3) Women suck because women are not as useful as tires.
Hot girls in skin-tight latex! We all hate them, am I right? Certainly, they’re not as cool as tires. When you meet a girl, in fact, you should always ask yourself the following questions:
a) Is she round?
b) Can she roll?
c) Is she made of vulcanized rubber?
d) Is her name “Bridgestone”?
If the answer to any of these questions is “No,” then the girl under discussion is almost certainly not a tire, and you should ditch her as soon as humanly possible. Preferably by leaving her to stand out in the rain. Especially if you’re married to her. And you should really leave her to stand out in the rain to maybe get raped by a band of nomads. Yeah, she’s hot, but she’s no tire.
4) Women suck because of bras.
Geez, who wants to watch a pretty girl change into and out of bras when you could be watching THE LOCAL TELEVISED SPORTING EVENT. Real men love “Sportz,” and hate “breasts.” Breasts suck!
5) EXCEPTION TO THE RULE: Women don’t suck because of nudity, although nudity kind of terrifies us for some reason.
Hey, it’s a terrible “GoDaddy.com” ad! An occasional exception to the rule of us guys hating women is that guys sometimes like nudity, but nudity is also shocking and terrible. Which is why, thank God, this ad cuts away from any awful nudity immediately. Why, if things had gone any further, we might have seen some belly button!
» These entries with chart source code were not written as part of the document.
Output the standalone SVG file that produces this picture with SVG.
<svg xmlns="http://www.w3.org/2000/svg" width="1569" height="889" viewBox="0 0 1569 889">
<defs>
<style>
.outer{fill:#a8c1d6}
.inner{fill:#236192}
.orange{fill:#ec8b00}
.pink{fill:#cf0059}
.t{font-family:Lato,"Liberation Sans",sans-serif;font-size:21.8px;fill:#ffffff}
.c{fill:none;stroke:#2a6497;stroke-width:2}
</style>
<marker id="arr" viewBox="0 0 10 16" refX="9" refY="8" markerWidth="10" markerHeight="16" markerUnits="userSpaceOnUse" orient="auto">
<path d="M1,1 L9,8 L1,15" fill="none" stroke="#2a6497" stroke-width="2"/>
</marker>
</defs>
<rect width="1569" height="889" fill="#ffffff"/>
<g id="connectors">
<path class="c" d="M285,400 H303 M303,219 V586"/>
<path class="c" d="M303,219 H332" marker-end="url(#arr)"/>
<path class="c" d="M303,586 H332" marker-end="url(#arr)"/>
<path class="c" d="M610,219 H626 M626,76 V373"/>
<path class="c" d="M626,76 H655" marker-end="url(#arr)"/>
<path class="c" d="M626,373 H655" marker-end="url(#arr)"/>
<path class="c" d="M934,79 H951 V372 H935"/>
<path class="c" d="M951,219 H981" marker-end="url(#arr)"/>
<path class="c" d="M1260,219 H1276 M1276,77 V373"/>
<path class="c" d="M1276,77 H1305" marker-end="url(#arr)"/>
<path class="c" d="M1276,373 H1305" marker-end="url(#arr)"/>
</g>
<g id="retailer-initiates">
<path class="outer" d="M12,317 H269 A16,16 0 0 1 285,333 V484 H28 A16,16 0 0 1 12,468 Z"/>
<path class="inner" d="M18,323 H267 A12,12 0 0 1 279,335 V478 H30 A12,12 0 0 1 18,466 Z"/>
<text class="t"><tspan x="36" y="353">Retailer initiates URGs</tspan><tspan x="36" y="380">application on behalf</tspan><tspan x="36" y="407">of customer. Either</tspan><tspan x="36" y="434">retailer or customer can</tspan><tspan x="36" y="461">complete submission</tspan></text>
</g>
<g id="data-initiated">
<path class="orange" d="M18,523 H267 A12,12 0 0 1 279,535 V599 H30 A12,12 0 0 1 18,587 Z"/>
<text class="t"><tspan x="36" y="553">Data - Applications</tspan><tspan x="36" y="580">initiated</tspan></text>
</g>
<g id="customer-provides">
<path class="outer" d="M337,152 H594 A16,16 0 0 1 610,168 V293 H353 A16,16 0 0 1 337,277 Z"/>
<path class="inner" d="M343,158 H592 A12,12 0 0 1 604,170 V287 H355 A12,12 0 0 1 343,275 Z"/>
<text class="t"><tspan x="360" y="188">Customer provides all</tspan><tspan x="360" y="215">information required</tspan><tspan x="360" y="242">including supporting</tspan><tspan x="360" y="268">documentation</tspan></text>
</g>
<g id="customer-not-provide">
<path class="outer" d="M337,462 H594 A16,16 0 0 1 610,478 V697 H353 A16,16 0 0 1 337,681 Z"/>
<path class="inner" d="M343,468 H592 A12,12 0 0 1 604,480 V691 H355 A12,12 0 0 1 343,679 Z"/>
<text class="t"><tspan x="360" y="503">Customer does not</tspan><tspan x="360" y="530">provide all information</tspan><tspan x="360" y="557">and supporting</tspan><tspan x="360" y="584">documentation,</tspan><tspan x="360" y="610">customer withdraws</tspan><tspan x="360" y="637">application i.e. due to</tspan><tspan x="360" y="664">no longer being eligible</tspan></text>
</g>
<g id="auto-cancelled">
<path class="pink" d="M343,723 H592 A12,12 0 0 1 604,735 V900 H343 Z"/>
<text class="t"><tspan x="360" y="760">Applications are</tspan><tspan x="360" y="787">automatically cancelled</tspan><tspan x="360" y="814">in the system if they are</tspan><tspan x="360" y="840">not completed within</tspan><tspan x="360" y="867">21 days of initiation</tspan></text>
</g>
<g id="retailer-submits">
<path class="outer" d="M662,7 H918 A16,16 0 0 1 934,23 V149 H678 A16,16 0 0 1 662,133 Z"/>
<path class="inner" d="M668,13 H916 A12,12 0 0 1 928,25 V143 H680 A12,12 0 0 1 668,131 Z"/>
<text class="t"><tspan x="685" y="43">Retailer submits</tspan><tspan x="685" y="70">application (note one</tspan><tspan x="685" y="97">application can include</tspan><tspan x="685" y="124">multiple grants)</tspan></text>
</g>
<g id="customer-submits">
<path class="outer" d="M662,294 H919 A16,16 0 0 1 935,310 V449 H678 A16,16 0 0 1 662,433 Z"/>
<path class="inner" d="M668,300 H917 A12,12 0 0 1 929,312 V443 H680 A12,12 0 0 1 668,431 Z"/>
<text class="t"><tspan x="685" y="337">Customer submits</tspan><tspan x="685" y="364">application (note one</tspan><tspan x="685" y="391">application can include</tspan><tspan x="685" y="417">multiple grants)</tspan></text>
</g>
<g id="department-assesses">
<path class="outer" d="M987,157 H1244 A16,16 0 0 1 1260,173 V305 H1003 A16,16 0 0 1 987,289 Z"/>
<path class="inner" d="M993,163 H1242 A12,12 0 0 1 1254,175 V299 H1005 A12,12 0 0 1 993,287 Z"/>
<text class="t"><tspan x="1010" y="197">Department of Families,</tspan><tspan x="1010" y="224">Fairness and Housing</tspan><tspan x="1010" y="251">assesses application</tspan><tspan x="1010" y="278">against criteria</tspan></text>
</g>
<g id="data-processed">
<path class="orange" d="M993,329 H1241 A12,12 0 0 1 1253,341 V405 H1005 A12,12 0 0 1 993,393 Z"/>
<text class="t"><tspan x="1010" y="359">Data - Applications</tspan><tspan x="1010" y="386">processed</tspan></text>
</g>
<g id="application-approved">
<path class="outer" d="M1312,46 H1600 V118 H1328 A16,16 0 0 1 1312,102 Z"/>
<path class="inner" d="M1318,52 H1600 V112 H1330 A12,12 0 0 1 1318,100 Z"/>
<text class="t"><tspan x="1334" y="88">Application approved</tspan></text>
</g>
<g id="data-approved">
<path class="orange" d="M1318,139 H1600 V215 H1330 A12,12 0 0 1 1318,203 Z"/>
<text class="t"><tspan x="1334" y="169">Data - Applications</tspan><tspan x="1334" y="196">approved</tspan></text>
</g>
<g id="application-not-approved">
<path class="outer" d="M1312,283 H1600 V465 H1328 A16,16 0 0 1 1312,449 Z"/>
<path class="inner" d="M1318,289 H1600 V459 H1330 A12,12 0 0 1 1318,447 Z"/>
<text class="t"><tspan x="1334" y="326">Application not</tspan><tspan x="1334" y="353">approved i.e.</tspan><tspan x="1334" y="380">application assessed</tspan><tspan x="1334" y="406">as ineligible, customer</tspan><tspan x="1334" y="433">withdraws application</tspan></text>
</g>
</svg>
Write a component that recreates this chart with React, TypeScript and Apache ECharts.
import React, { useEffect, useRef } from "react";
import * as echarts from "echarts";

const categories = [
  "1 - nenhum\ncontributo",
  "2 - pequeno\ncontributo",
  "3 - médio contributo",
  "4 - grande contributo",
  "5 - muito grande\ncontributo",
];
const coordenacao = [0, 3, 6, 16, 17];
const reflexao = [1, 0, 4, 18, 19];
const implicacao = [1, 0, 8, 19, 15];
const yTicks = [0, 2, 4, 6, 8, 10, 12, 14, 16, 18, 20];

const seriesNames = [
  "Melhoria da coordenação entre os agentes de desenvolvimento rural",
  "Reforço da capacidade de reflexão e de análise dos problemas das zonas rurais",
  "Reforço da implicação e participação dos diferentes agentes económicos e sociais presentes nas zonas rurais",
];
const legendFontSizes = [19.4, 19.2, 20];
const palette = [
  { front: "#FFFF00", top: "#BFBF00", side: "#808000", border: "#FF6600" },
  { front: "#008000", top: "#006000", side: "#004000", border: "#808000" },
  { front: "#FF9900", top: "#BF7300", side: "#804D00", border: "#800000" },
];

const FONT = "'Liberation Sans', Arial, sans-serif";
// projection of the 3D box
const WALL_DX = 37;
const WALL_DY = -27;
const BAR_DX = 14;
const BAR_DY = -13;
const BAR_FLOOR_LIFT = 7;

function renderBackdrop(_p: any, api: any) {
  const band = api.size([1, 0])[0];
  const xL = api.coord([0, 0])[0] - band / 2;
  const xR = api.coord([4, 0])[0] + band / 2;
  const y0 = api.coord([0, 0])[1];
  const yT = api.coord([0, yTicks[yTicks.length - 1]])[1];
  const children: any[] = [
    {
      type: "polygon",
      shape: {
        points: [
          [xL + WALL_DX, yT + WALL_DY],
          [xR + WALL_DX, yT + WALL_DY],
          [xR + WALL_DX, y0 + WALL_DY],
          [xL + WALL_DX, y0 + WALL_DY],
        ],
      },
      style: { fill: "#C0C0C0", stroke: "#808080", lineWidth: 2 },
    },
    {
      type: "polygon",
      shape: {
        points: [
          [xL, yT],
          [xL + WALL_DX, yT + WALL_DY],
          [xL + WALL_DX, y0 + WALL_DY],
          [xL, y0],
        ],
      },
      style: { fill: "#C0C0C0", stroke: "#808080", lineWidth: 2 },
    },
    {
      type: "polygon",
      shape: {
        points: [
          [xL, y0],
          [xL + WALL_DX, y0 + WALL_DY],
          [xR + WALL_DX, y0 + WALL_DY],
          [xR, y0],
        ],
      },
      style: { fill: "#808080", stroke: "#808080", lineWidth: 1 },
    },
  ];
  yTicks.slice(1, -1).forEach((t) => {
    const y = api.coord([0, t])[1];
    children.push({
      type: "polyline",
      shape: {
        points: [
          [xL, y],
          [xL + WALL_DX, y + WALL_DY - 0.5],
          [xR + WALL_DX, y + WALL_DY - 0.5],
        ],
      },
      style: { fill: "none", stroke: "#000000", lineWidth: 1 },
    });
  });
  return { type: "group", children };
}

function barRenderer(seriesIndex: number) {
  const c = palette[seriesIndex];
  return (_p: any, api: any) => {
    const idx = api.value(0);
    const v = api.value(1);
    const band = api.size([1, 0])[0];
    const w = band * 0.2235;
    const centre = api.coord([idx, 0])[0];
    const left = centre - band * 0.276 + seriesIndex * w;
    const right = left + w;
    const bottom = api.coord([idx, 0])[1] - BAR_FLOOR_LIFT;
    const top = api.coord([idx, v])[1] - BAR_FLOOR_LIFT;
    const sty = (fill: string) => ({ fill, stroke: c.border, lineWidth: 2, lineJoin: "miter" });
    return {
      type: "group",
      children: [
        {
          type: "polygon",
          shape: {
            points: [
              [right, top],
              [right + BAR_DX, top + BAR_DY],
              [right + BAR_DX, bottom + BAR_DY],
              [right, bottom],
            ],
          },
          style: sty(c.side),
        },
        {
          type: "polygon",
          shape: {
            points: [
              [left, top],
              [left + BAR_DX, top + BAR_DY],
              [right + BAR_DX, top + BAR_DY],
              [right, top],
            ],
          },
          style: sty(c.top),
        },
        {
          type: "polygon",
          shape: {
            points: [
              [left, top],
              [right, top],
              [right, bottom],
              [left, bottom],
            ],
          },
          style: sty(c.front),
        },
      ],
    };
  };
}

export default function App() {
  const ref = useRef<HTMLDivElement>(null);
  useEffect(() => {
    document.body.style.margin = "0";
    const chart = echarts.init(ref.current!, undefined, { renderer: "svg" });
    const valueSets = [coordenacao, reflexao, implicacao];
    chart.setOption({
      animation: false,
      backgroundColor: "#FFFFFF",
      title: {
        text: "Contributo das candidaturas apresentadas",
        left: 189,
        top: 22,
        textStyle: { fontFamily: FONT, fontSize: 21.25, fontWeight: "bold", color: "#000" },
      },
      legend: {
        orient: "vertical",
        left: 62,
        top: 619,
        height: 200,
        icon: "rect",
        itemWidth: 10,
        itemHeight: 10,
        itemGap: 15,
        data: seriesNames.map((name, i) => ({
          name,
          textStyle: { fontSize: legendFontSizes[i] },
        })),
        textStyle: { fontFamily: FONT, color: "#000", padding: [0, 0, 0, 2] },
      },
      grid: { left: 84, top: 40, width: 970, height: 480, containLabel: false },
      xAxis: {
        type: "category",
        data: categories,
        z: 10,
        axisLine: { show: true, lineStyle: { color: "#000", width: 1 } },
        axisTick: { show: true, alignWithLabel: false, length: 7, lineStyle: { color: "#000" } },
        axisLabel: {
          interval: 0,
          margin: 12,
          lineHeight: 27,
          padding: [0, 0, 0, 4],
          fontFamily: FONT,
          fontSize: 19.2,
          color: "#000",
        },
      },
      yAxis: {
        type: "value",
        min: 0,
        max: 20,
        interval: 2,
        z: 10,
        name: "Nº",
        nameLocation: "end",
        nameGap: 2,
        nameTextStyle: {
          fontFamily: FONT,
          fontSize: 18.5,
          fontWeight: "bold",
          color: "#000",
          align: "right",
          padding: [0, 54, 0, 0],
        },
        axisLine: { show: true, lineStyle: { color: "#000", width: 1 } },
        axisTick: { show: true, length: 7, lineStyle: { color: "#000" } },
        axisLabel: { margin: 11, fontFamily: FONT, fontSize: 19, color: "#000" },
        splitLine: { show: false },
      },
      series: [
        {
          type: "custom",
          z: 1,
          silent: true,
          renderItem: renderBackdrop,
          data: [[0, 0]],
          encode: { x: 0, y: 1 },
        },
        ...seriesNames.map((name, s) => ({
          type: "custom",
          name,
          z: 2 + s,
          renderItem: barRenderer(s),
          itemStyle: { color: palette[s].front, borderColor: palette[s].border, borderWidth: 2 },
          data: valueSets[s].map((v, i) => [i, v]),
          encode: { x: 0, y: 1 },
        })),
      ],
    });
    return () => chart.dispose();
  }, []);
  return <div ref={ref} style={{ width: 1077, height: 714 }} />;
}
Or some shoulder!
6) ONLY OTHER EXCEPTION TO THE RULE: Women do not suck if the particular woman’s name is “Megan Fox.”
Megan Fox! She’s HAWT, am I right? Man, if only we could hang out with her. We could watch her take a bubble bath and watch her being all sexxxy. Unfortunately, it is doubtful that Megan Fox would ever want to hang out with us, since, based on the other ads, all us guys are illiterate misogynistic alcoholic assholes who can’t even be bothered to shave. …That’s the only sad downside of hating women, I guess. It kind of makes women hate you too. Oh well. There’s always SPORTZ. All us GUYZ love SPORTZ. …Guys? …Am I right? …Am I right? …Um? …Guys?